Nobody stepped in or intervened when bullying and inappropriate behavior continued. I was even taunted by a White senior manager who thought it was entertaining that I pointed out how mean my manager was. I will always be disturbed by her whispering, “How do you feel that X will never acknowledge how hard you work?” in my ears. It was the snarky grin on her face that I will never forget.
Another experience took place after the horrific murder of 46-year-old African American man, George Floyd, in May 2020. As a result, a lot of organizations have since started to ramble on about their commitment to diversity and inclusion despite how hard it is for Black people to thrive in them. Lip service is not an example of concrete change; my next story will explain why.
One day, I was in a Microsoft Teams meeting set up to encourage open and honest conversations around race. My White colleagues at the time were asked to deliver an educational presentation on racial inequality. Before they started, they decided to proudly share that they were afraid of being canceled for saying the wrong thing.
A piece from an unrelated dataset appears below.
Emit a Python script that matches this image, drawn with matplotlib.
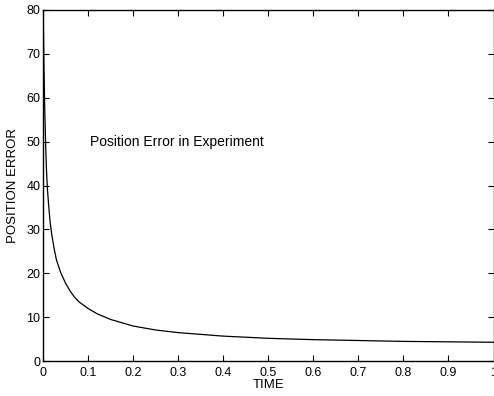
import matplotlib
matplotlib.use("Agg")
import matplotlib.pyplot as plt

time = [0.0, 0.0005, 0.002, 0.004, 0.006, 0.008, 0.010, 0.013, 0.016, 0.02, 0.025, 0.03, 0.04,
        0.05, 0.06, 0.07, 0.08, 0.10, 0.12, 0.15, 0.20, 0.25, 0.30, 0.35, 0.40, 0.50,
        0.60, 0.70, 0.80, 0.90, 1.00]
error = [0.0, 80.0, 68.0, 57.0, 49.0, 43.0, 39.0, 35.0, 31.5, 28.5, 25.5, 23.0, 20.0,
         17.8, 16.0, 14.6, 13.5, 12.0, 10.8, 9.5, 8.0, 7.1, 6.5, 6.1, 5.7, 5.2,
         4.9, 4.7, 4.5, 4.4, 4.3]

xticks = [0, 0.1, 0.2, 0.3, 0.4, 0.5, 0.6, 0.7, 0.8, 0.9, 1.0]
xticklabels = ["0", "0.1", "0.2", "0.3", "0.4", "0.5", "0.6", "0.7", "0.8", "0.9", "1"]
yticks = [0, 10, 20, 30, 40, 50, 60, 70, 80]

plt.rcParams['font.family'] = ['Liberation Sans', 'DejaVu Sans']

fig = plt.figure(figsize=(4.94, 3.96), dpi=100)
ax = fig.add_axes([0.087, 0.088, 0.912, 0.887])
ax.plot(time, error, color='black', linewidth=0.9)
ax.set_xlim(0, 1)
ax.set_ylim(0, 80)
ax.set_xticks(xticks)
ax.set_xticklabels(xticklabels)
ax.set_yticks(yticks)
ax.tick_params(direction='in', top=True, right=True, length=4, labelsize=9)
ax.tick_params(axis='x', pad=4)
ax.tick_params(axis='y', pad=2)
for s in ax.spines.values():
    s.set_linewidth(1.0)
ax.set_xlabel("TIME", fontsize=9.5, labelpad=0)
ax.set_ylabel("POSITION ERROR", fontsize=9.5, labelpad=5)
ax.text(0.105, 50, "Position Error in Experiment", fontsize=10, va='center', ha='left')
fig.savefig("out.png", dpi=100)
Throughout the presentation, they then continued to center their Whiteness, with one even proudly exclaiming they were shocked that our colleagues knew who Rosa Parks was. During their presentation, all I could think about was how diversity and inclusion strategies are like applying plaster to a bath full of water with a crack in it. Diversity and inclusion are temporary solutions to deeply embedded issues. Eventually, the plaster will fall off, and the water will spill.
Despite what platforms like GB News report, White people, especially White men, have and continue to benefit from preferential social treatment (Rees-Mogg, 2023, para 1-5). However, as my experiences in the charity sector demonstrate, White women need to address their own complex relationship to power.
Podcaster and journalist Nadine Batchelor-Hunt highlighted that “charity leadership teams in England and Wales were less ethnically diverse than FTSE100 firms and the House of Commons” (Batchelor-Hunt, 2020, para 3). In my experience, charities have a clear separation between White middle-class women in senior management roles and Black women in more junior and entry-level positions. What is considered acceptable and unacceptable behavior is then shaped by social class and the dominant ethnic makeup of the sector.
“Diversity and inclusion are temporary solutions to deeply embedded issues”
This is, however, not to suggest that replacing White faces with non-White faces is a solution to systematic issues that plague British society, but to highlight what people like me have and continue to experience in the workplace. Through sharing my stories, I aim to illustrate how being non-White and not middle-class puts you at a higher risk of experiencing discrimination and bullying in the charity sector. The lack of union representation for employees within this sector is also an issue that must be investigated further.
The charity field as an industry ignores how their working conditions, processes, and procedures help maintain social division. I have witnessed so many people on the frontline, many of whom are working-class, Black women and/or Women of Color, dealing with complex issues yet facing little career growth and extremely low pay. This starkly contrasts with those with the “right qualifications” and connections, who are cold and often complicit yet continue to reach career milestones.
Charities are a perfect case study for how corporations frame themselves as innocent bystanders. However, just like any other business, the charity sector benefits from social stratification, therefore profiting from being able to pay some of us less than others due to our perceived lack of social value. For Black women, capitalism cannot be separated from patriarchy and White supremacy. How these systems interconnect illustrates why the workplace is and continues to be a site of tension for Black women. To fully address these issues, charities would have to cease to exist.